§ **Task to carry out**: Restate the entire listing word for word.

§ **Data shown**:
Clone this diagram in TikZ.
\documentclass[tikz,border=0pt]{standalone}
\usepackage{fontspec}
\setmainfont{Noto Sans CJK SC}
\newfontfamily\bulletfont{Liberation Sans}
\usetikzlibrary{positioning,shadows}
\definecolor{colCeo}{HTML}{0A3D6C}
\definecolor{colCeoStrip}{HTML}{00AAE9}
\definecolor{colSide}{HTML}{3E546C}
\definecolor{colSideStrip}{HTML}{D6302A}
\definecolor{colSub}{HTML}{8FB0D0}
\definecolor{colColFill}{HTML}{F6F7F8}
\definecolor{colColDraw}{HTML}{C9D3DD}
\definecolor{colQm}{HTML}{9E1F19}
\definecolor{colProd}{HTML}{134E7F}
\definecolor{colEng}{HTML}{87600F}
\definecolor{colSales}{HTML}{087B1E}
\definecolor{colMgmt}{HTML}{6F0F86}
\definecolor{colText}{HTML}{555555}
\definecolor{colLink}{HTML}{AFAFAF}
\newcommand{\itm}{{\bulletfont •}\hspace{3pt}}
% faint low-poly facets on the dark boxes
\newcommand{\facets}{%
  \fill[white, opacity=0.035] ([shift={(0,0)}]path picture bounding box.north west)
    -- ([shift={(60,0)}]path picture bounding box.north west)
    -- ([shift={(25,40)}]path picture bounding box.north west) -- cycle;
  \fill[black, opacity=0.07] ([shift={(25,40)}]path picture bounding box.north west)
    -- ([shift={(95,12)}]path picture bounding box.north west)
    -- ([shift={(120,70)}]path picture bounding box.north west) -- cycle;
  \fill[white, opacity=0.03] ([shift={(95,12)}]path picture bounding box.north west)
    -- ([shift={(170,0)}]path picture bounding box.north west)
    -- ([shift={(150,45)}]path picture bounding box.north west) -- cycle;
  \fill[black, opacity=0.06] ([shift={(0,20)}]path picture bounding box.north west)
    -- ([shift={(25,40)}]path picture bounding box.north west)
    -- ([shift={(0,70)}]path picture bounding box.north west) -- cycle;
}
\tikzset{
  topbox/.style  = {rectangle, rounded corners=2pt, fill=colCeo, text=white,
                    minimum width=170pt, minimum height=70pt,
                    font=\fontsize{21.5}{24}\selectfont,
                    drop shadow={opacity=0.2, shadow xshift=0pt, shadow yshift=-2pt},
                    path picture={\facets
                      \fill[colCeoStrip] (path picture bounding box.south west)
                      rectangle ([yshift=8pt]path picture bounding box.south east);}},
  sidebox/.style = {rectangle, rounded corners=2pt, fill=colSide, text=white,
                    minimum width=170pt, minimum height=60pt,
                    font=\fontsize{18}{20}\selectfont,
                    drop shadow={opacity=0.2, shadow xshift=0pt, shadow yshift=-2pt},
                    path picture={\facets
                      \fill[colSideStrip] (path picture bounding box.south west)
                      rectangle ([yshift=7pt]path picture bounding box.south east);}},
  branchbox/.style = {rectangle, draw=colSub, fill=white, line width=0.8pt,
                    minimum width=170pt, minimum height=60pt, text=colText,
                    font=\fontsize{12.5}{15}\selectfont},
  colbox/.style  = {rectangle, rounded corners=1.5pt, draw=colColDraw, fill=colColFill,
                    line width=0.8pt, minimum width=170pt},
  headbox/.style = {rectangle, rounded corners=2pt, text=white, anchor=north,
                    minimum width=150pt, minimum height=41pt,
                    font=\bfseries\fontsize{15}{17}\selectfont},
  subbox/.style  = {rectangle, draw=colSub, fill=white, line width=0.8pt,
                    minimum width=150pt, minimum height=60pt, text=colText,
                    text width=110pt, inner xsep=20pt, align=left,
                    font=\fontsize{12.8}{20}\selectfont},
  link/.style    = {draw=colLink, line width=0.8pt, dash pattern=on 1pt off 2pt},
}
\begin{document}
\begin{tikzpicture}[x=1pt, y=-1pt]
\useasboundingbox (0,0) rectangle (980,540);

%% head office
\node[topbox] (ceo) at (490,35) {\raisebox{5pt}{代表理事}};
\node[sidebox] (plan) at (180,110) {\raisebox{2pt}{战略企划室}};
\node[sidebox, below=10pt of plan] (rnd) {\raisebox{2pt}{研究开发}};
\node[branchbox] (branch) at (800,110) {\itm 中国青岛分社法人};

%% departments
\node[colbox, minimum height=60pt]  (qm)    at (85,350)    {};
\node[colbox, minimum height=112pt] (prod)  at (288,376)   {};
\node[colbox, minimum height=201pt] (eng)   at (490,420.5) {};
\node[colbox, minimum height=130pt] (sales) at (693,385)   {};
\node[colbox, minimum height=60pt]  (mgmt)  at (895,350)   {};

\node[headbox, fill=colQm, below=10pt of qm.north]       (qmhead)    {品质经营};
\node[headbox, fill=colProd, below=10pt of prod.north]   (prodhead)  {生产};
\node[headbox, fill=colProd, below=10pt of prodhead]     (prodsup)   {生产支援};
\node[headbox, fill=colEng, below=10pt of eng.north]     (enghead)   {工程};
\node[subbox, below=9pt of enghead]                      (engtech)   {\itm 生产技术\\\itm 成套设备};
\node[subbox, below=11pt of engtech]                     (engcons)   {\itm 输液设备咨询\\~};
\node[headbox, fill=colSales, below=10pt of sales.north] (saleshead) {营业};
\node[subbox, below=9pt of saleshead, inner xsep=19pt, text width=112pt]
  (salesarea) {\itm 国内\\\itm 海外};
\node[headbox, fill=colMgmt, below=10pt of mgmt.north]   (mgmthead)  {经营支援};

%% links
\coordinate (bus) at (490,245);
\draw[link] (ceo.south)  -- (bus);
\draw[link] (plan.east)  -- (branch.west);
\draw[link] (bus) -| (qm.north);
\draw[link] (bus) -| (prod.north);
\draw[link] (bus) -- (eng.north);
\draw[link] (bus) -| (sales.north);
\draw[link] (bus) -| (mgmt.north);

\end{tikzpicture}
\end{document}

§ **Final result**:
Clone this diagram in TikZ.
\documentclass[tikz,border=0pt]{standalone}
\usepackage{fontspec}
\setmainfont{Noto Sans CJK SC}
\newfontfamily\bulletfont{Liberation Sans}
\usetikzlibrary{positioning,shadows}
\definecolor{colCeo}{HTML}{0A3D6C}
\definecolor{colCeoStrip}{HTML}{00AAE9}
\definecolor{colSide}{HTML}{3E546C}
\definecolor{colSideStrip}{HTML}{D6302A}
\definecolor{colSub}{HTML}{8FB0D0}
\definecolor{colColFill}{HTML}{F6F7F8}
\definecolor{colColDraw}{HTML}{C9D3DD}
\definecolor{colQm}{HTML}{9E1F19}
\definecolor{colProd}{HTML}{134E7F}
\definecolor{colEng}{HTML}{87600F}
\definecolor{colSales}{HTML}{087B1E}
\definecolor{colMgmt}{HTML}{6F0F86}
\definecolor{colText}{HTML}{555555}
\definecolor{colLink}{HTML}{AFAFAF}
\newcommand{\itm}{{\bulletfont •}\hspace{3pt}}
% faint low-poly facets on the dark boxes
\newcommand{\facets}{%
  \fill[white, opacity=0.035] ([shift={(0,0)}]path picture bounding box.north west)
    -- ([shift={(60,0)}]path picture bounding box.north west)
    -- ([shift={(25,40)}]path picture bounding box.north west) -- cycle;
  \fill[black, opacity=0.07] ([shift={(25,40)}]path picture bounding box.north west)
    -- ([shift={(95,12)}]path picture bounding box.north west)
    -- ([shift={(120,70)}]path picture bounding box.north west) -- cycle;
  \fill[white, opacity=0.03] ([shift={(95,12)}]path picture bounding box.north west)
    -- ([shift={(170,0)}]path picture bounding box.north west)
    -- ([shift={(150,45)}]path picture bounding box.north west) -- cycle;
  \fill[black, opacity=0.06] ([shift={(0,20)}]path picture bounding box.north west)
    -- ([shift={(25,40)}]path picture bounding box.north west)
    -- ([shift={(0,70)}]path picture bounding box.north west) -- cycle;
}
\tikzset{
  topbox/.style  = {rectangle, rounded corners=2pt, fill=colCeo, text=white,
                    minimum width=170pt, minimum height=70pt,
                    font=\fontsize{21.5}{24}\selectfont,
                    drop shadow={opacity=0.2, shadow xshift=0pt, shadow yshift=-2pt},
                    path picture={\facets
                      \fill[colCeoStrip] (path picture bounding box.south west)
                      rectangle ([yshift=8pt]path picture bounding box.south east);}},
  sidebox/.style = {rectangle, rounded corners=2pt, fill=colSide, text=white,
                    minimum width=170pt, minimum height=60pt,
                    font=\fontsize{18}{20}\selectfont,
                    drop shadow={opacity=0.2, shadow xshift=0pt, shadow yshift=-2pt},
                    path picture={\facets
                      \fill[colSideStrip] (path picture bounding box.south west)
                      rectangle ([yshift=7pt]path picture bounding box.south east);}},
  branchbox/.style = {rectangle, draw=colSub, fill=white, line width=0.8pt,
                    minimum width=170pt, minimum height=60pt, text=colText,
                    font=\fontsize{12.5}{15}\selectfont},
  colbox/.style  = {rectangle, rounded corners=1.5pt, draw=colColDraw, fill=colColFill,
                    line width=0.8pt, minimum width=170pt},
  headbox/.style = {rectangle, rounded corners=2pt, text=white, anchor=north,
                    minimum width=150pt, minimum height=41pt,
                    font=\bfseries\fontsize{15}{17}\selectfont},
  subbox/.style  = {rectangle, draw=colSub, fill=white, line width=0.8pt,
                    minimum width=150pt, minimum height=60pt, text=colText,
                    text width=110pt, inner xsep=20pt, align=left,
                    font=\fontsize{12.8}{20}\selectfont},
  link/.style    = {draw=colLink, line width=0.8pt, dash pattern=on 1pt off 2pt},
}
\begin{document}
\begin{tikzpicture}[x=1pt, y=-1pt]
\useasboundingbox (0,0) rectangle (980,540);

%% head office
\node[topbox] (ceo) at (490,35) {\raisebox{5pt}{代表理事}};
\node[sidebox] (plan) at (180,110) {\raisebox{2pt}{战略企划室}};
\node[sidebox, below=10pt of plan] (rnd) {\raisebox{2pt}{研究开发}};
\node[branchbox] (branch) at (800,110) {\itm 中国青岛分社法人};

%% departments
\node[colbox, minimum height=60pt]  (qm)    at (85,350)    {};
\node[colbox, minimum height=112pt] (prod)  at (288,376)   {};
\node[colbox, minimum height=201pt] (eng)   at (490,420.5) {};
\node[colbox, minimum height=130pt] (sales) at (693,385)   {};
\node[colbox, minimum height=60pt]  (mgmt)  at (895,350)   {};

\node[headbox, fill=colQm, below=10pt of qm.north]       (qmhead)    {品质经营};
\node[headbox, fill=colProd, below=10pt of prod.north]   (prodhead)  {生产};
\node[headbox, fill=colProd, below=10pt of prodhead]     (prodsup)   {生产支援};
\node[headbox, fill=colEng, below=10pt of eng.north]     (enghead)   {工程};
\node[subbox, below=9pt of enghead]                      (engtech)   {\itm 生产技术\\\itm 成套设备};
\node[subbox, below=11pt of engtech]                     (engcons)   {\itm 输液设备咨询\\~};
\node[headbox, fill=colSales, below=10pt of sales.north] (saleshead) {营业};
\node[subbox, below=9pt of saleshead, inner xsep=19pt, text width=112pt]
  (salesarea) {\itm 国内\\\itm 海外};
\node[headbox, fill=colMgmt, below=10pt of mgmt.north]   (mgmthead)  {经营支援};

%% links
\coordinate (bus) at (490,245);
\draw[link] (ceo.south)  -- (bus);
\draw[link] (plan.east)  -- (branch.west);
\draw[link] (bus) -| (qm.north);
\draw[link] (bus) -| (prod.north);
\draw[link] (bus) -- (eng.north);
\draw[link] (bus) -| (sales.north);
\draw[link] (bus) -| (mgmt.north);

\end{tikzpicture}
\end{document}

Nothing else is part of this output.